◆ LISTED ENTRIES
— start —
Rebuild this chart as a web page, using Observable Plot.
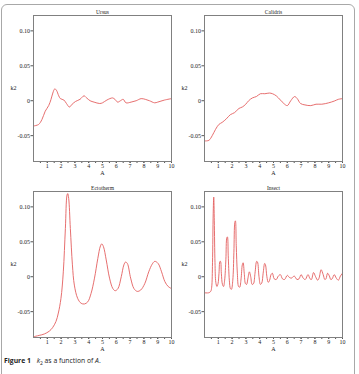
— end —
— start —
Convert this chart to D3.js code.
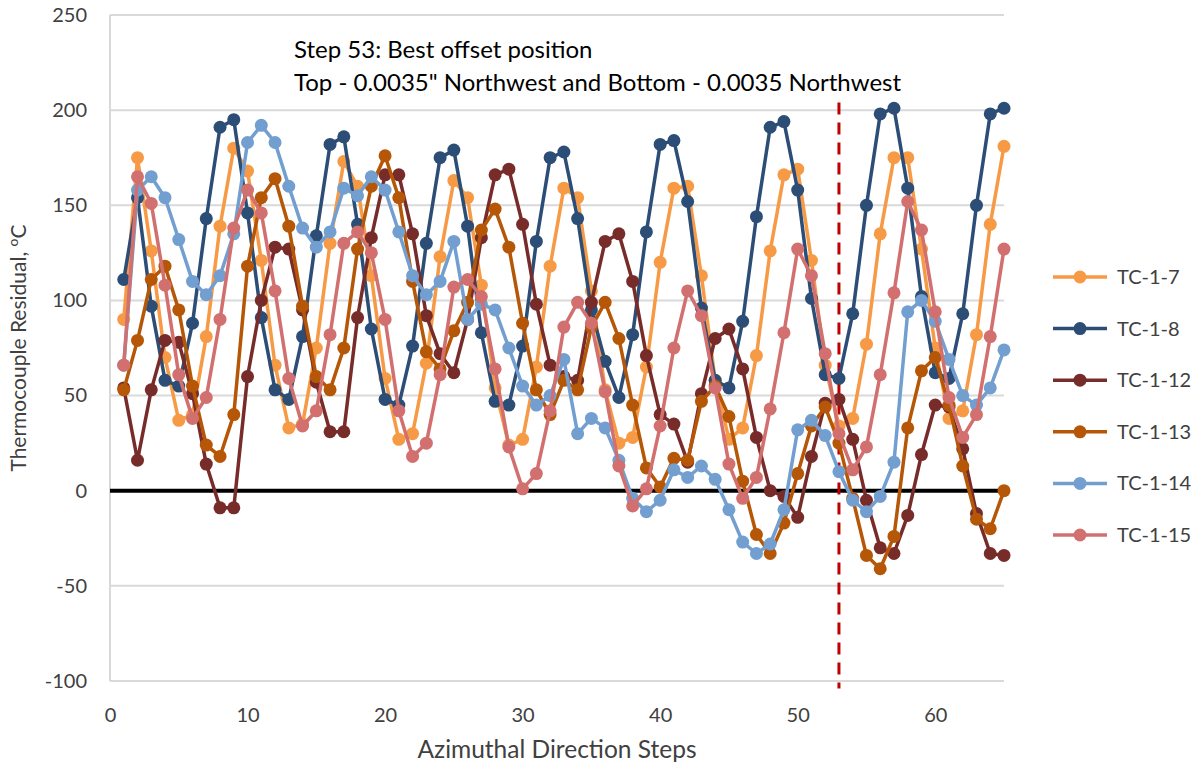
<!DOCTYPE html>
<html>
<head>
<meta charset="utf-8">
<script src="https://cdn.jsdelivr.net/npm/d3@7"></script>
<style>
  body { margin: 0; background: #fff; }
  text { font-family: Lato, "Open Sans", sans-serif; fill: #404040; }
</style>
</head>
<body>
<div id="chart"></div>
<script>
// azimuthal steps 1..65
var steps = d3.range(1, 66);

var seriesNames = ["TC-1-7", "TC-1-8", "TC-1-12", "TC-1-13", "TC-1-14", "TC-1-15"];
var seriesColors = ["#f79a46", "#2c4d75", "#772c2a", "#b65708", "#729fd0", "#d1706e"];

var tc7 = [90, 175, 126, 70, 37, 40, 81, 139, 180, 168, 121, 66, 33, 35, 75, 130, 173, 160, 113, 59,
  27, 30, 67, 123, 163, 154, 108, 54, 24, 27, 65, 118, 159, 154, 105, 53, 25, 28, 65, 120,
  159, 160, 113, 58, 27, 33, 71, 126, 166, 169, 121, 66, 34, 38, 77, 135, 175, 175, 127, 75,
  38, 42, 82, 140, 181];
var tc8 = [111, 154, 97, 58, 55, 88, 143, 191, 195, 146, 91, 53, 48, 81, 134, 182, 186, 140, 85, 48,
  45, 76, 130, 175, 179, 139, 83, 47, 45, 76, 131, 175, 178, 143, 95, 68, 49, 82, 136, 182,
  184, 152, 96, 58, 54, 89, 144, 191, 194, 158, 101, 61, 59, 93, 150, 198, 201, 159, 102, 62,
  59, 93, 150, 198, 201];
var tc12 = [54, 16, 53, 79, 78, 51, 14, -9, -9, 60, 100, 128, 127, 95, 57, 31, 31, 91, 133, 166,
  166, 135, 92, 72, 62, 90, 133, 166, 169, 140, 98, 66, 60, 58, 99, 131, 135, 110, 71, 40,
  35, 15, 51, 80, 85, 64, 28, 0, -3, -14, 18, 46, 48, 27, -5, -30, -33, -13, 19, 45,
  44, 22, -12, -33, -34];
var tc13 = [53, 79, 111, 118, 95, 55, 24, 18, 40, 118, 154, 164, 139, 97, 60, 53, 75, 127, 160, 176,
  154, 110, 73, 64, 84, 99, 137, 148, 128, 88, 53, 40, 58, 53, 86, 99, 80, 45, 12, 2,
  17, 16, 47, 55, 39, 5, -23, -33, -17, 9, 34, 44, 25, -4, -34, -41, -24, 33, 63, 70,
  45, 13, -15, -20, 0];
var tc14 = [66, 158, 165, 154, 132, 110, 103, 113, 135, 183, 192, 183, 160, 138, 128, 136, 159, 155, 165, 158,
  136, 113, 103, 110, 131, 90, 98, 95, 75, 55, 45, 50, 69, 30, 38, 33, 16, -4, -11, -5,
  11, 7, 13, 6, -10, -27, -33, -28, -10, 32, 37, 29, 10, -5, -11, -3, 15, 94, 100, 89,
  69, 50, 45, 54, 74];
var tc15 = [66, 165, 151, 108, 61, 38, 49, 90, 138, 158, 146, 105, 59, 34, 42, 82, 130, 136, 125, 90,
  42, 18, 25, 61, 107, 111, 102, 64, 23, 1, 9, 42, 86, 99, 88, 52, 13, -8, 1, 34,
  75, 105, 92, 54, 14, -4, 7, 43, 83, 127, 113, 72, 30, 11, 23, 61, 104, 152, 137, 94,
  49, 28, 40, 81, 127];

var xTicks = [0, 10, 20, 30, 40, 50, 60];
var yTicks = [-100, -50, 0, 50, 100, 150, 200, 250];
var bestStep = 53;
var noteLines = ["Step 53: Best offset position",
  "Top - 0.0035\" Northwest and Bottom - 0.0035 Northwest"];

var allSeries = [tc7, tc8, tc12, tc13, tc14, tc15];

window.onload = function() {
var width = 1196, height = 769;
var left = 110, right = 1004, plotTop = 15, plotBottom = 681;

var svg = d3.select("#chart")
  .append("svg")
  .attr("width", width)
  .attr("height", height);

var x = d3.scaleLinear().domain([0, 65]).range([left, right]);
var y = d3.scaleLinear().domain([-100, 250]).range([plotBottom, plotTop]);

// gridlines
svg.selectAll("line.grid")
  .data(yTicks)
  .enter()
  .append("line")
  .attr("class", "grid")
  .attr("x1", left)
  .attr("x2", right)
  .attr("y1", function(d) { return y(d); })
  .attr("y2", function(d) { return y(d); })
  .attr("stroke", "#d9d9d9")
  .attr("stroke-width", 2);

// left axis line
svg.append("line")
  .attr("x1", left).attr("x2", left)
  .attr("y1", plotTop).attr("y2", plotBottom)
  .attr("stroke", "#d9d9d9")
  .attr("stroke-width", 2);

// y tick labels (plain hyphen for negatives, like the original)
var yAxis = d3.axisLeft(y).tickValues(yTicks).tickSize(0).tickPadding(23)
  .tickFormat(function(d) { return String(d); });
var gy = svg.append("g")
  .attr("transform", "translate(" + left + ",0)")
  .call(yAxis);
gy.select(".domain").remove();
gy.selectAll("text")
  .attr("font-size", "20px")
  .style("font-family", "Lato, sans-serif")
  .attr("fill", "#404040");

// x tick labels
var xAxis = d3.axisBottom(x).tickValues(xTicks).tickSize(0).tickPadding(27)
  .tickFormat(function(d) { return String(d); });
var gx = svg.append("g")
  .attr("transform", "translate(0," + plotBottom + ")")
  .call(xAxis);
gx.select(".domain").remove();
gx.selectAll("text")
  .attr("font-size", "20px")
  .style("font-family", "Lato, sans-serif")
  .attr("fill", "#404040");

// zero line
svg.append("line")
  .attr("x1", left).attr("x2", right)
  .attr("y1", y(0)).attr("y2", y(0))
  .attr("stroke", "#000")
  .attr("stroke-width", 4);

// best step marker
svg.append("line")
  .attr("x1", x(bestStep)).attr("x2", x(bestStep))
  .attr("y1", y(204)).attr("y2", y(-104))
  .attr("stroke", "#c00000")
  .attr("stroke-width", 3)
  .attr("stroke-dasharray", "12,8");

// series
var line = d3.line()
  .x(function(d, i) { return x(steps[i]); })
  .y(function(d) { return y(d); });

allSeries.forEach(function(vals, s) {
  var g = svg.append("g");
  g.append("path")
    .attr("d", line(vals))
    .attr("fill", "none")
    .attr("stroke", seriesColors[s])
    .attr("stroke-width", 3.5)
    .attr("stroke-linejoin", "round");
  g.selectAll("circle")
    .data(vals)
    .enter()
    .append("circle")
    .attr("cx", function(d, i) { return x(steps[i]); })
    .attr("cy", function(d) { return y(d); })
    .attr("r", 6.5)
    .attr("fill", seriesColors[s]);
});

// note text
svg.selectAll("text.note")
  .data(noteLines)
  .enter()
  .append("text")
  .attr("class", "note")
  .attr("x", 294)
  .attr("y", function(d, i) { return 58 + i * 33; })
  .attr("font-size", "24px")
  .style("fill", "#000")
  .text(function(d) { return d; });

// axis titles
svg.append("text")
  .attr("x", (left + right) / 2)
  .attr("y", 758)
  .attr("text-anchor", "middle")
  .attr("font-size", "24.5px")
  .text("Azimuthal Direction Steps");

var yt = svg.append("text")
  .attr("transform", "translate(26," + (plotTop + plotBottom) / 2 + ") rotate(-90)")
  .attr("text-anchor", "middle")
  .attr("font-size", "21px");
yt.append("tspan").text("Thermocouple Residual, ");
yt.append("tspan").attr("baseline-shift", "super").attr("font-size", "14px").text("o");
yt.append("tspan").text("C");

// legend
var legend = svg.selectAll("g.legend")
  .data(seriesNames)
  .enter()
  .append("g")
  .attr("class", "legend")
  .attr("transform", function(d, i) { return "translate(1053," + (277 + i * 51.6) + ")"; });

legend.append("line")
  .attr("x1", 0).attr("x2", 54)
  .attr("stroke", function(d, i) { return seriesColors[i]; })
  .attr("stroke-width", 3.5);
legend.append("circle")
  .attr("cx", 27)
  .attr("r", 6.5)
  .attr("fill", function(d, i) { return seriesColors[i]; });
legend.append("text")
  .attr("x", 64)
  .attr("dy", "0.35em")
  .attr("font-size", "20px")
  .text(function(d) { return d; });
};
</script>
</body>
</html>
— end —
◆ SET TASK
Collect, from the material above, every line containing the word "chart".

◆ OUTPUT FOR THIS EXERCISE
Rebuild this chart as a web page, using Observable Plot.
Convert this chart to D3.js code.
<div id="chart"></div>
var svg = d3.select("#chart")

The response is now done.